For me this definitely wasn't obvious; my daily REPL experience doesn't look like my days of using a step-debugger with Java code. So what are the implications of this "REPL as a debugger" idea and what changes to we need to make to enable this?
General structure of tests
First I want to describe the general shape of our tests.
For server-side code we mostly rely on whole-system tests, which I generally call integration tests, a bit out of laziness because they don't really test the integration between things. Compared to unit tests, which involve little to no state setup, these whole-system tests provide access to the entire server-side application. You can make HTTP requests to it, query or mutate the database, and other such effectful calls. Through these calls you build up state in a way similar to if a front-end client were making requests.
This is done by first structuring your code such that all state is encapsulated into a system of components, like a database component, a file store component, an email sending component, etc. When the application starts, it starts up these components, and you can swap in specific versions of components to adapt to whether you are in production, local dev, or test environments. For instance, in local dev and test environments you'll want to replace the email sending component with a stub so emails don't get sent during development or test execution.
Lastly, each whole-system test will spin up a fresh system on start-up such that the test can interact with it to exercise the flow of a complete feature. On failure or completion the system is torn down to ensure the next test can have a fresh system to interact with, thus ensuring tests don't work over systems that are in a random state.

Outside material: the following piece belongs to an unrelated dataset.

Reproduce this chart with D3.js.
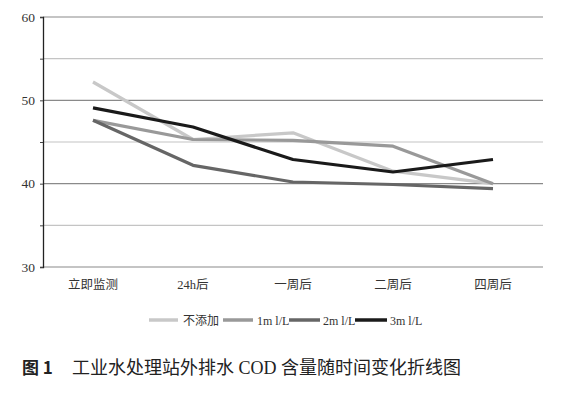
<!DOCTYPE html>
<html>
<head>
<meta charset="utf-8">
<script src="https://cdn.jsdelivr.net/npm/d3@7"></script>
<style>
  body { margin: 0; background: #fff; }
  text { font-family: "Liberation Serif", "Noto Sans CJK SC", serif; }
</style>
</head>
<body>
<div id="graph"></div>
<script>
const categories = ['立即监测', '24h后', '一周后', '二周后', '四周后'];
const seriesNames = ['不添加', '1m l/L', '2m l/L', '3m l/L'];
const noAdd = [52.2, 45.3, 46.1, 41.5, 40.0];
const add1 = [47.6, 45.3, 45.2, 44.5, 40.0];
const add2 = [47.6, 42.2, 40.2, 39.9, 39.4];
const add3 = [49.1, 46.8, 42.9, 41.4, 42.9];
const yTicks = [30, 40, 50, 60];
const yMinor = [35, 45, 55];

const colors = ['#c8c8c8', '#999999', '#666666', '#1a1a1a'];
const series = [noAdd, add1, add2, add3];

const width = 578, height = 393;
const margin = { top: 17, left: 43, right: 35, bottom: 126 };

const svg = d3.select('#graph')
  .append('svg')
  .attr('width', width)
  .attr('height', height);

const x = d3.scalePoint()
  .domain(categories)
  .range([margin.left, width - margin.right])
  .padding(0.5);

const y = d3.scaleLinear()
  .domain([30, 60])
  .range([height - margin.bottom, margin.top]);

// minor gridlines
svg.append('g')
  .selectAll('line')
  .data(yMinor)
  .enter()
  .append('line')
  .attr('x1', margin.left)
  .attr('x2', width - margin.right)
  .attr('y1', (d) => y(d))
  .attr('y2', (d) => y(d))
  .attr('stroke', '#c4c4c4')
  .attr('stroke-width', 1.2);

// major gridlines
svg.append('g')
  .selectAll('line')
  .data(yTicks)
  .enter()
  .append('line')
  .attr('x1', margin.left)
  .attr('x2', width - margin.right)
  .attr('y1', (d) => y(d))
  .attr('y2', (d) => y(d))
  .attr('stroke', '#8a8a8a')
  .attr('stroke-width', 1.2);

// y axis
const yAxis = d3.axisLeft(y)
  .tickValues(yTicks.concat(yMinor))
  .tickSize(3)
  .tickFormat((d) => yTicks.includes(d) ? d : '');

svg.append('g')
  .attr('transform', `translate(${margin.left}, 0)`)
  .call(yAxis)
  .call((g) => g.select('.domain').attr('stroke', '#222').attr('stroke-width', 1.3))
  .call((g) => g.selectAll('.tick line').attr('stroke', '#444'))
  .selectAll('text')
  .attr('x', -8)
  .style('font-size', '13.5px')
  .style('fill', '#333');

// x labels
svg.append('g')
  .selectAll('text')
  .data(categories)
  .enter()
  .append('text')
  .attr('x', (d) => x(d))
  .attr('y', y(30) + 22)
  .attr('text-anchor', 'middle')
  .style('font-size', '12.5px')
  .style('fill', '#333')
  .text((d) => d);

// lines
const line = d3.line()
  .x((d, i) => x(categories[i]))
  .y((d) => y(d));

svg.append('g')
  .selectAll('path')
  .data(series)
  .enter()
  .append('path')
  .attr('d', (d) => line(d))
  .attr('fill', 'none')
  .attr('stroke', (d, i) => colors[i])
  .attr('stroke-width', 3.2)
  .attr('stroke-linejoin', 'round');

// legend
const legendItems = [
  { x1: 149, x2: 178, tx: 183 },
  { x1: 223, x2: 253, tx: 257 },
  { x1: 289, x2: 320, tx: 323 },
  { x1: 355, x2: 387, tx: 390 }
];
const legendY = 320;
const legend = svg.append('g');
legendItems.forEach((it, i) => {
  legend.append('line')
    .attr('x1', it.x1)
    .attr('x2', it.x2)
    .attr('y1', legendY)
    .attr('y2', legendY)
    .attr('stroke', colors[i])
    .attr('stroke-width', 3.5);
  legend.append('text')
    .attr('x', it.tx)
    .attr('y', legendY + 4.5)
    .style('font-size', '12px')
    .style('fill', '#333')
    .text(seriesNames[i]);
});

// caption
svg.append('text')
  .attr('x', 22)
  .attr('y', 374)
  .style('font-size', '17px')
  .style('font-weight', 'bold')
  .style('font-family', '"Noto Sans CJK SC", sans-serif')
  .style('fill', '#222')
  .text('图 1');

svg.append('text')
  .attr('x', 72)
  .attr('y', 374)
  .style('font-size', '18px')
  .style('fill', '#222')
  .text('工业水处理站外排水 COD 含量随时间变化折线图');
</script>
</body>
</html>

This is achieved via a with-system macro that does the system startup and binds it to a variable for use in the with-system body.
Debugging with the REPL
The REPL as a code-writing tool is a pretty common concept in the Clojure community, and it is framing with which I came to think of the REPL.

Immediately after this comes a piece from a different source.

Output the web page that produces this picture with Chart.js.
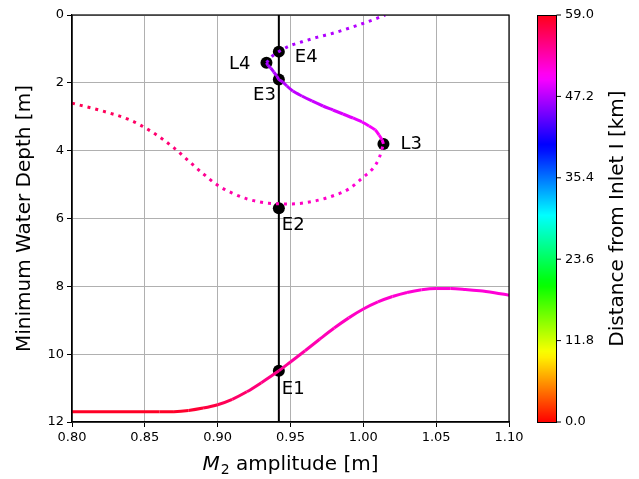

But what about the REPL as a debugging tool? In particular, as a tool for debugging test failures.
A debugger generally allows interaction at a point frozen in time. For tests, the point of most interest is probably around the time that of a failure.
Teardown for what?
Above I mentioned that each test starts a fresh system and tears it down on completion or failure. This means at the point of failure all you get is a pile of assertion failure messages and a shut down system. In the past I would sprinkle in some print statements and rerun the test to see if something would become clearer.

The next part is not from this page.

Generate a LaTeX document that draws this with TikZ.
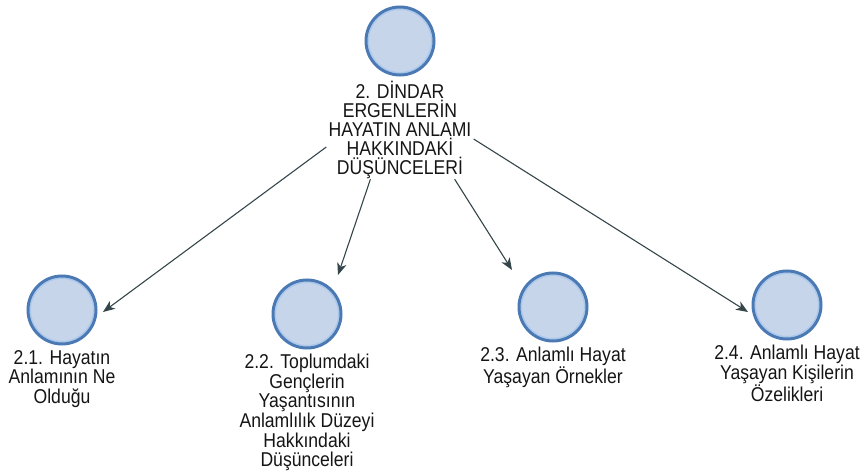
\documentclass[tikz,border=0pt]{standalone}
\usepackage{fontspec}
\setmainfont{Liberation Sans}
\newfontfamily\lblfont[FakeStretch=0.88]{Liberation Sans}
\usetikzlibrary{arrows.meta,calc}
\definecolor{cfill}{HTML}{C6D5EA}
\definecolor{cborder}{HTML}{4A79B4}
\definecolor{ringc}{HTML}{A9C8EE}
\definecolor{arrc}{HTML}{34464A}
\definecolor{txtc}{HTML}{151515}
\begin{document}
\begin{tikzpicture}[x=1pt,y=-1pt,
  bubble/.style={circle,draw=cborder,fill=cfill,line width=3pt,minimum size=68pt,inner sep=0pt,
    path picture={\draw[ringc,line width=1.2pt] (path picture bounding box.center) circle (31.6pt);}},
  lbl/.style={anchor=north,align=center,inner sep=0pt,text=txtc,font=\lblfont\fontsize{20}{19.6}\selectfont},
  toplbl/.style={align=center,inner sep=0pt,text=txtc,font=\lblfont\fontsize{20}{18.8}\selectfont,minimum width=147pt,minimum height=98pt},
  arr/.style={draw=arrc,line width=1.1pt,-{Stealth[length=12pt,width=9.5pt,inset=3.5pt]}}]
\useasboundingbox (0,0) rectangle (863,476);
% root
\node[bubble] (c0) at (400,41) {};
\node[toplbl] (t0) at (400,130) {2. DİNDAR\\ERGENLERİN\\HAYATIN ANLAMI\\HAKKINDAKİ\\DÜŞÜNCELERİ};
% children
\node[bubble] (c1) at (62,310) {};
\node[lbl] (t1) at ($(c1)+(0,40)$) {2.1. Hayatın\\Anlamının Ne\\Olduğu};
\node[bubble] (c2) at (307,314) {};
\node[lbl] (t2) at ($(c2)+(0,40)$) {2.2. Toplumdaki\\Gençlerin\\Yaşantısının\\Anlamlılık Düzeyi\\Hakkındaki\\Düşünceleri};
\node[bubble] (c3) at (553,307) {};
\node[lbl] (t3) at ($(c3)+(0,40)$) {2.3. Anlamlı Hayat\\Yaşayan Örnekler};
\node[bubble] (c4) at (787,305) {};
\node[lbl] (t4) at ($(c4)+(0,40)$) {2.4. Anlamlı Hayat\\Yaşayan Kişilerin\\Özelikleri};
% connectors
\draw[arr] (t0.193.1) -- ($(c1)+(41,2)$);
\draw[arr] (t0.239) -- ($(c2)+(31,-39)$);
\draw[arr] (t0.318.7) -- ($(c3)+(-41,-37)$);
\draw[arr] (t0.353.7) -- ($(c4)+(-39,7)$);
\end{tikzpicture}
\end{document}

Martin was frustrated that in this setup one couldn't poke around with the REPL when there was a failure. He asked if it was always necessary to have a fresh system, and if it was, then why not leave it running until the next test starts?
I've always started a fresh system per test because it has a lower mental overhead to that of writing tests that are agnostic to state manipulations from other tests. As for leaving a system running after a test finished, the idea had never occurred to me, given I was so much in the mental box of "start a system, run the test, stop the system".
The idea of another system quietly lurking around initially weirded me out. But since so many things at Nextjournal that ran contrary to my past conditioning turned out well, I decided to see what a lurking test system would bring.
Let's check out a concrete example of a system, the adapted with-system macro, and a test:
The simple-filestore-test is run and with-system starts a new system and makes it available at *system* in its body. After the test finishes, with-system keeps *system* bound and leaves it running in the background, regardless of the test outcome.
This means you can run queries and execute logic using the state of the system as the test left it!
So when a test does fail, you can for example dig in further by putting your cursor at (contents *system* cat-filename) and evaluating the form via the REPL.
Or check other things by typing new forms, like (list-files *system*) for example.
This is all done in a manner that doesn't get in the way of starting a fresh system for each test, so we still get good test-level isolation.
I've been using this approach for several months now and it is a joy. I rerun tests less and have largely replaced print statements with REPL interactions.
Additional implications
With this setup it is often helpful to use defs in the place of lets to ensure that when you evaluate a form via the REPL, all the vars are in-scope.
For instance, in the example above I would normally let-bind cat-filename within the deftest to show the reader that it is only relevant within the scope of the test.
Now I use a def to ensure that (contents *system* cat-filename) is REPL-able.
I write a bit more about inline defs and other REPL ergonomics in this post.
I did find one place where things can go wrong in this setup: Changing the tear-down code while there is a system running means that when you run a new test and the old system might have trouble being stopped. Additionally, this idea doesn't fit well with running tests in parallel.
Conclusion
In this post I share the simple idea of leaving a system running to allow for interacting with the state of the application at the point of a test failure. That, combined with other REPL ergonomics, end up going a long ways towards extending the reach of the REPL into the world of tests.
From a personal perspective, this journey was especially enjoyable because it came from visiting previously unchallenged assumptions of mine, and ultimately led to a deepening of how I interact with my tools. Such experiences are among the great humbling joys of programming and I'm especially grateful for my colleagues at Nextjournal that enabled this.
As mentioned, these explorations came out of suggestions from Martin Kavalar, as well as some critical perspective from Jack Rusher.